Toggle Switch for Delivered vs. Written Sales:

In Appliance.io, all relevant sales-related reports include a toggle switch that allows you to easily switch between Delivered Sales (Accrual) and Written Sales (Cash). This feature helps you view your financial data from both perspectives—whether you’re following an accrual-based approach (based on delivery and service completion) or a cash-based approach (based on payments received).

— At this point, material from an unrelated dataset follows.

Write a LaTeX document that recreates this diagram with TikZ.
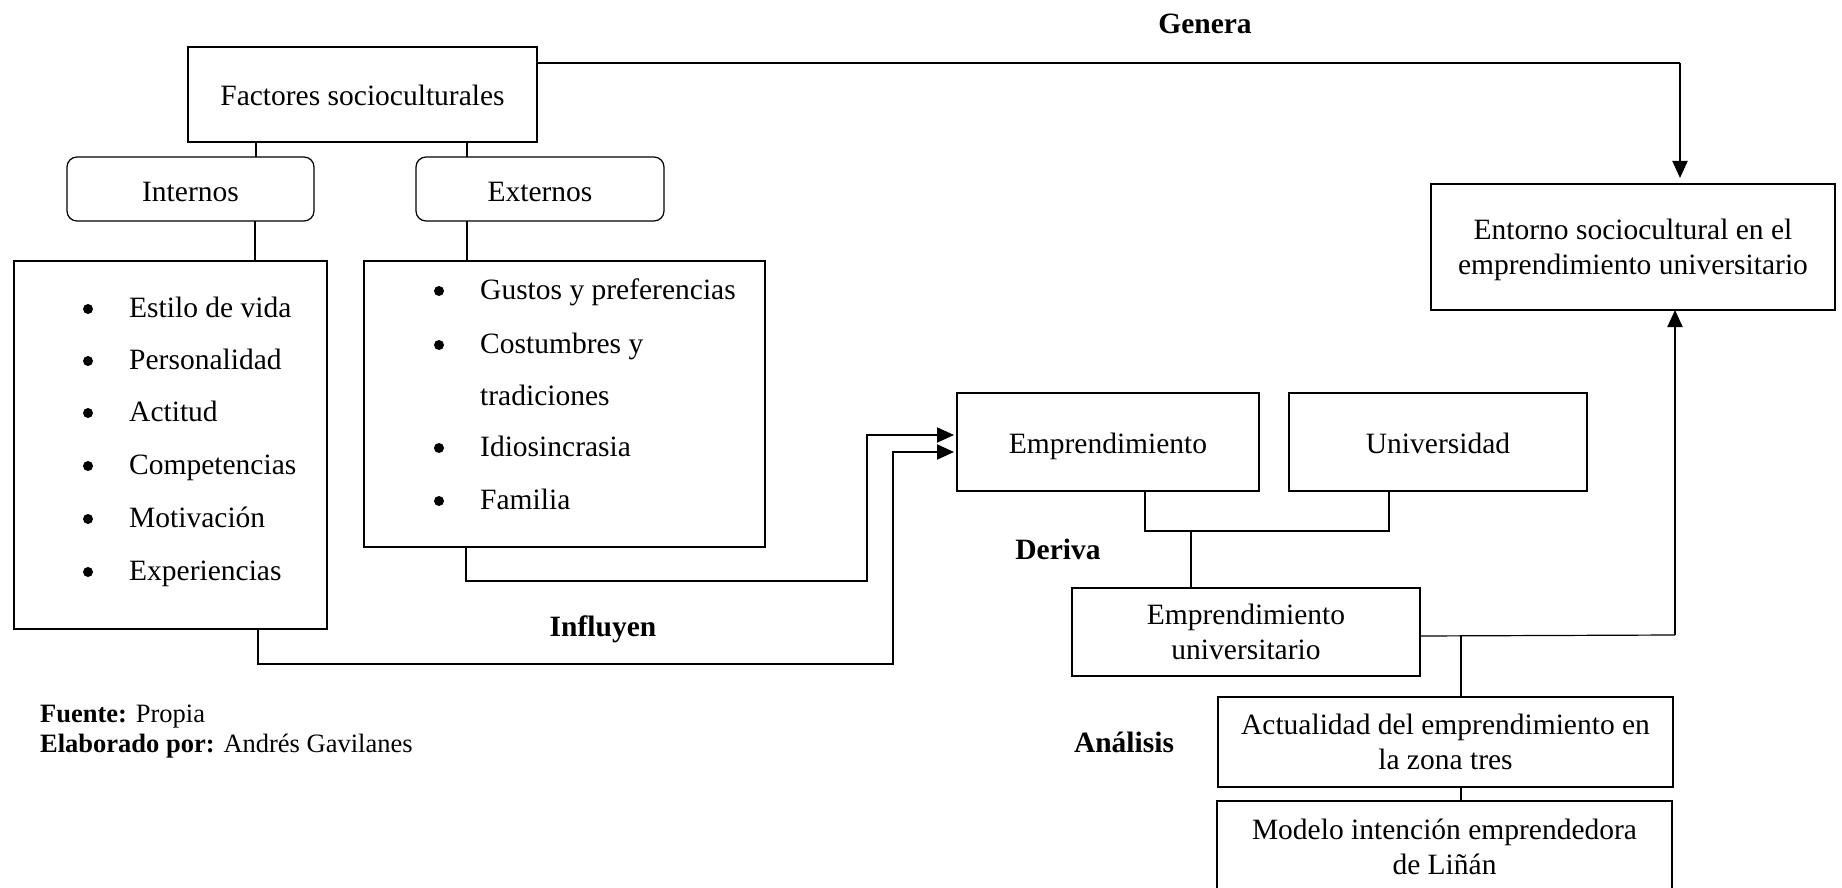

Key Differences at a Glance:

Concept

Accrual Basis

Cash Basis

Revenue Recognition

When product is delivered or service is performed

When cash is received

Deferred Revenue

Recorded as undelivered goods or services

No deferred revenue, recognized immediately

Accounts Receivable (AR)

Unpaid amounts tracked until payment received

Not applicable under cash basis

Refundable Deposits

Tracked as liabilities but revenue is recognized upon delivery

Counted as revenue once applied to an order

Income Statement

Revenue based on delivery and service completion

Revenue based on cash receipts

Balance Sheet

Deferred revenue until delivery or service completion

No deferred revenue


Conclusion:

Understanding both accrual and cash basis accounting is crucial for maintaining accurate financial records. With Appliance.io, you can seamlessly toggle between these methods, giving you full control over how you view and analyze your revenue—whether it’s based on when appliances are delivered and services are performed, or when cash is received.